Ag Technologies

Plenty Startup wants to build vertical farming — growing crops indoors

Vertical farming — growing crops indoors, using vertical space to intensify production.

Its virtues, relative to conventional agriculture.

Indoors, the climate can be controlled year-round. Pests can be minimized, and with them pesticides. Water and nutrients can be applied in precise quantities. By going up rather than out, a vertical farm can produce more food per acre of land. And by siting close to an urban area, it can reduce long distribution chains, getting fresher food to customers’ tables, quicker.

Its drawbacks have become equally clear. They mainly come down to cost. Farming well requires deep know-how and expertise; it has proven extraordinarily difficult to expand vertical farms in a way that holds quality consistent while driving costs down. Optimizing production at a small scale is very different from doing so at a large scale. The landscape is littered with the corpses of vertical-farming startups that thought they could beat the odds (though several are still alive and kicking).

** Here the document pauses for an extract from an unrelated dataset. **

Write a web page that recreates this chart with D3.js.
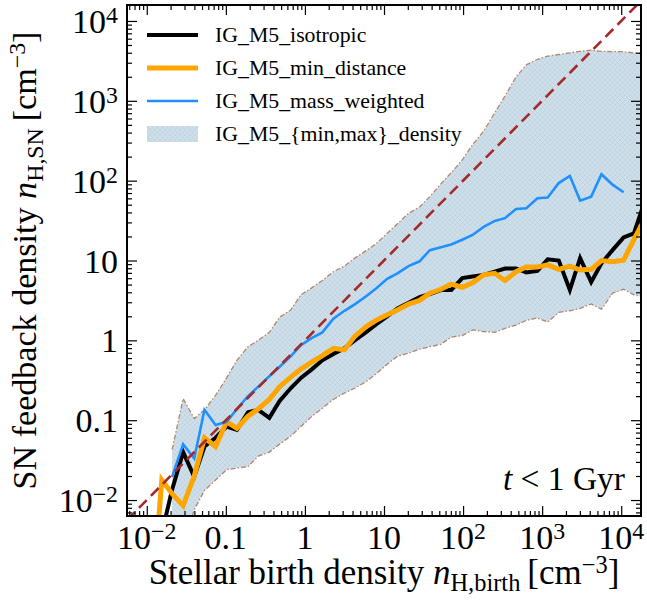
<!DOCTYPE html>
<html><head><meta charset="utf-8">
<script src="https://cdn.jsdelivr.net/npm/d3@7"></script>
<style>
body{margin:0;background:#fff}
svg{display:block}
text{font-family:"Liberation Serif","DejaVu Serif",serif;fill:#000}
</style>
</head><body>
<svg id="c" width="647" height="603"></svg>
<script>
// log10 of stellar birth density bin centres [cm^-3]
const logBirthDensity = [-1.95,-1.81,-1.68,-1.54,-1.40,-1.27,-1.13,-0.99,-0.86,-0.72,-0.59,-0.45,-0.32,-0.18,-0.05,0.09,0.22,0.36,0.50,0.63,0.77,0.90,1.04,1.17,1.31,1.45,1.58,1.72,1.85,1.99,2.12,2.26,2.40,2.53,2.67,2.80,2.94,3.07,3.21,3.35,3.48,3.62,3.75,3.89,4.03,4.16,4.30];
// log10 of SN feedback density for each series
const isotropic = [null,-2.42,-1.87,-1.40,-1.71,-1.33,-1.22,-1.08,-1.12,-0.90,-0.87,-0.97,-0.76,-0.60,-0.47,-0.36,-0.25,-0.17,-0.10,0.00,0.10,0.20,0.30,0.40,0.47,0.54,0.58,0.63,0.63,0.78,0.80,0.82,0.86,0.90,0.90,0.85,0.87,1.015,1.00,0.63,1.03,0.73,0.965,1.13,1.29,1.34,1.75];
const minDistance = [-3.5,-1.75,-1.92,-2.07,-1.70,-1.22,-1.33,-1.02,-1.10,-0.95,-0.86,-0.74,-0.58,-0.46,-0.36,-0.27,-0.19,-0.10,-0.12,0.05,0.17,0.25,0.32,0.38,0.455,0.50,0.59,0.64,0.705,0.665,0.72,0.82,0.84,0.75,0.86,0.92,0.92,0.945,0.89,0.93,0.88,0.89,1.00,0.985,1.005,1.26,1.53];
const massWeighted = [null,null,-1.71,-1.30,-1.48,-0.87,-1.06,-1.02,-0.86,-0.70,-0.58,-0.45,-0.33,-0.20,-0.06,0.03,0.10,0.27,0.37,0.45,0.55,0.65,0.77,0.84,0.93,0.99,1.13,1.165,1.20,1.26,1.32,1.42,1.495,1.53,1.645,1.655,1.78,1.79,1.97,2.06,1.75,1.80,2.08,1.95,1.855,null,null];
const densityMax = [null,null,-1.37,-0.73,-0.98,-0.87,-0.69,-0.47,-0.25,-0.08,0.00,0.10,0.29,0.38,0.57,0.66,0.75,0.86,0.93,1.03,1.12,1.21,1.34,1.46,1.59,1.67,1.80,1.96,2.10,2.26,2.45,2.62,2.85,3.06,3.30,3.45,3.52,3.56,3.58,3.60,3.62,3.635,3.62,3.615,3.615,3.60,3.59];
const densityMin = [null,null,-2.8,-2.6,-2.12,-1.88,-1.75,-1.62,-1.60,-1.58,-1.45,-1.40,-1.30,-1.20,-1.08,-0.95,-0.85,-0.74,-0.66,-0.60,-0.52,-0.42,-0.30,-0.20,-0.16,-0.11,-0.08,-0.05,0.04,0.06,0.13,0.11,0.10,0.15,0.19,0.25,0.28,0.23,0.35,0.37,0.40,0.455,0.39,0.59,0.64,0.57,0.54];

const seriesNames = ["IG_M5_isotropic","IG_M5_min_distance","IG_M5_mass_weighted","IG_M5_{min,max}_density"];
const tickValues = [0.01,0.1,1,10,100,1000,10000];
const tickLabels = [["10","\u22122"],["0.1",""],["1",""],["10",""],["10","2"],["10","3"],["10","4"]];
const xLimitsLog = [-2.25, 4.25];
const yLimitsLog = [-2.2, 4.2];

const L=127, R=641, T=5, B=516;
const svg = d3.select("#c");
const x = d3.scaleLog().domain(xLimitsLog.map(v=>Math.pow(10,v))).range([L,R]);
const y = d3.scaleLog().domain(yLimitsLog.map(v=>Math.pow(10,v))).range([B,T]);
const P = v => (v==null ? null : Math.pow(10,v));

const defs = svg.append("defs");
defs.append("clipPath").attr("id","clip").append("rect")
  .attr("x",L).attr("y",T).attr("width",R-L).attr("height",B-T);
const pat = defs.append("pattern").attr("id","hatch").attr("patternUnits","userSpaceOnUse")
  .attr("width",5).attr("height",5);
pat.append("rect").attr("width",5).attr("height",5).attr("fill","#cfdfea");
pat.append("path").attr("d","M0,0L5,5M5,0L0,5M-1,4L1,6M4,-1L6,1").attr("stroke","#b8cddc").attr("stroke-width",0.55).attr("fill","none");

const rows = logBirthDensity.map((lx,i)=>({x:P(lx), iso:P(isotropic[i]), md:P(minDistance[i]), mw:P(massWeighted[i]), lo:P(densityMin[i]), hi:P(densityMax[i])}));

const plot = svg.append("g").attr("clip-path","url(#clip)");

// band
const area = d3.area().defined(d=>d.lo!=null && d.hi!=null)
  .x(d=>x(d.x)).y0(d=>y(d.lo)).y1(d=>y(d.hi));
plot.append("path").datum(rows).attr("d",area).attr("fill","url(#hatch)");
const edgeStyle = p => p.attr("fill","none").attr("stroke","#b07a5c").attr("stroke-width",1.3)
  .attr("stroke-dasharray","5,2,1.5,2").attr("stroke-opacity",0.9);
["lo","hi"].forEach(k=>{
  const ln = d3.line().defined(d=>d[k]!=null && d.lo!=null && d.hi!=null).x(d=>x(d.x)).y(d=>y(d[k]));
  plot.append("path").datum(rows).attr("d",ln).call(edgeStyle);
});

// series
const series = [
  {key:"iso", color:"#000000", w:4},
  {key:"md", color:"#ffa500", w:5},
  {key:"mw", color:"#1e90ff", w:2.6}
];
series.forEach(s=>{
  const ln = d3.line().defined(d=>d[s.key]!=null).x(d=>x(d.x)).y(d=>y(d[s.key]));
  plot.append("path").datum(rows).attr("d",ln).attr("fill","none")
    .attr("stroke",s.color).attr("stroke-width",s.w).attr("stroke-linejoin","miter");
});

// one-to-one line
const dom = x.domain();
plot.append("path").datum(dom).attr("d",d3.line().x(d=>x(d)).y(d=>y(d)))
  .attr("fill","none").attr("stroke","#a52a2a").attr("stroke-width",2.6).attr("stroke-dasharray","11,6");

// axes with inward ticks on all sides
const minorX = x.ticks().filter(v=>!tickValues.includes(v));
const minorY = y.ticks().filter(v=>!tickValues.includes(v));
function ax(gen, tr, vals, size){
  const g = svg.append("g").attr("transform",tr)
    .call(gen.tickValues(vals).tickSizeInner(-size).tickSizeOuter(0).tickFormat(""));
  g.select(".domain").remove();
  g.selectAll(".tick line").attr("stroke","#000").attr("stroke-width",1.2);
}
ax(d3.axisBottom(x), `translate(0,${B})`, tickValues, 10);
ax(d3.axisBottom(x), `translate(0,${B})`, minorX, 5);
ax(d3.axisTop(x), `translate(0,${T})`, tickValues, 10);
ax(d3.axisTop(x), `translate(0,${T})`, minorX, 5);
ax(d3.axisLeft(y), `translate(${L},0)`, tickValues, 10);
ax(d3.axisLeft(y), `translate(${L},0)`, minorY, 5);
ax(d3.axisRight(y), `translate(${R},0)`, tickValues, 10);
ax(d3.axisRight(y), `translate(${R},0)`, minorY, 5);
svg.append("rect").attr("x",L).attr("y",T).attr("width",R-L).attr("height",B-T)
  .attr("fill","none").attr("stroke","#000").attr("stroke-width",2);

// tick labels
const TF = 34;
function label(g, lab){
  g.append("tspan").text(lab[0]);
  if(lab[1]) g.append("tspan").attr("dy","-0.42em").attr("font-size","0.7em").text(lab[1]);
}
tickValues.forEach((v,i)=>{
  const t = svg.append("text").attr("x",x(v)).attr("y",549).attr("text-anchor","middle").attr("font-size",TF);
  label(t, tickLabels[i]);
  const u = svg.append("text").attr("x",118).attr("y",y(v)+12).attr("text-anchor","end").attr("font-size",TF);
  label(u, tickLabels[i]);
});

function fitWidth(sel, target){
  const w = sel.node().getBBox().width;
  const fs = parseFloat(sel.attr("font-size"));
  sel.attr("font-size", fs*target/w);
}
function quantityLabel(t, pre, sub){
  t.append("tspan").text(pre);
  t.append("tspan").attr("font-style","italic").text("n");
  t.append("tspan").attr("font-size","0.7em").attr("dy","0.3em").text(sub);
  t.append("tspan").attr("dy","-0.21em").text("\u2009[cm");
  t.append("tspan").attr("font-size","0.7em").attr("dy","-0.45em").text("\u22123");
  t.append("tspan").attr("dy","0.315em").text("]");
}
// x label
const xl = svg.append("text").attr("x",(L+R)/2).attr("y",584).attr("text-anchor","middle").attr("font-size",30);
quantityLabel(xl, "Stellar birth density ", "H,birth");
fitWidth(xl, 471);
// y label
const yl = svg.append("text").attr("transform",`translate(36,${(T+B)/2}) rotate(-90)`)
  .attr("text-anchor","middle").attr("font-size",30);
quantityLabel(yl, "SN feedback density ", "H,SN");
fitWidth(yl, 458);

// annotation
const an = svg.append("text").attr("x",625).attr("y",490).attr("text-anchor","end").attr("font-size",25);
an.append("tspan").attr("font-style","italic").text("t");
an.append("tspan").text(" < 1 Gyr");
fitWidth(an, 123);

// legend
const lg = svg.append("g");
const ly0 = 35, dyL = 33;
series.forEach((s,i)=>{
  lg.append("line").attr("x1",147).attr("x2",198).attr("y1",ly0+i*dyL).attr("y2",ly0+i*dyL)
    .attr("stroke",s.color).attr("stroke-width",s.w);
});
lg.append("rect").attr("x",147).attr("y",ly0+3*dyL-8).attr("width",51).attr("height",16).attr("fill","url(#hatch)");
const legTexts = seriesNames.map((n,i)=>
  lg.append("text").attr("x",215).attr("y",ly0+i*dyL+7).attr("font-size",20).text(n));
fitWidth(legTexts[3], 247);
legTexts.forEach(t=>t.attr("font-size", legTexts[3].attr("font-size")));
</script>
</body></html>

Now a young Silicon Valley startup called Plenty thinks it has cracked the code. It has enormous expansion plans and a bank account full of fresh investor funding, but most excitingly, it plans to build a 100,000 square foot vertical-farming warehouse this year in Kent, Washington, just outside of Seattle, your author’s home town. That farm is expected to produce 4.5 million pounds of greens annually. Your author, in keeping with coastal elitist stereotypes, is a fervent lover of greens.

Plenty is at the center of a veritable hurricane of buzz at the moment.

It checks all the boxes: It recently got a huge round of funding ($200 million in July, the largest ag-tech investment in history), including some through Jeff Bezos’s investment firm, so it has the capital to scale; it is leaning heavily on machine learning and AI; it has endorsements from several Michelin-rated chefs (“I’ve never had anything of this quality,” a former sous-chef at French Laundry, Anthony Secviar, told Bloomberg); it is in talks with several large distributors in the US and abroad; heck, it even lured away the director of battery technology at Tesla, Kurt Kelty, to be executive of operations and development. (You’re nothing in Silicon Valley without an ex-Tesla exec.)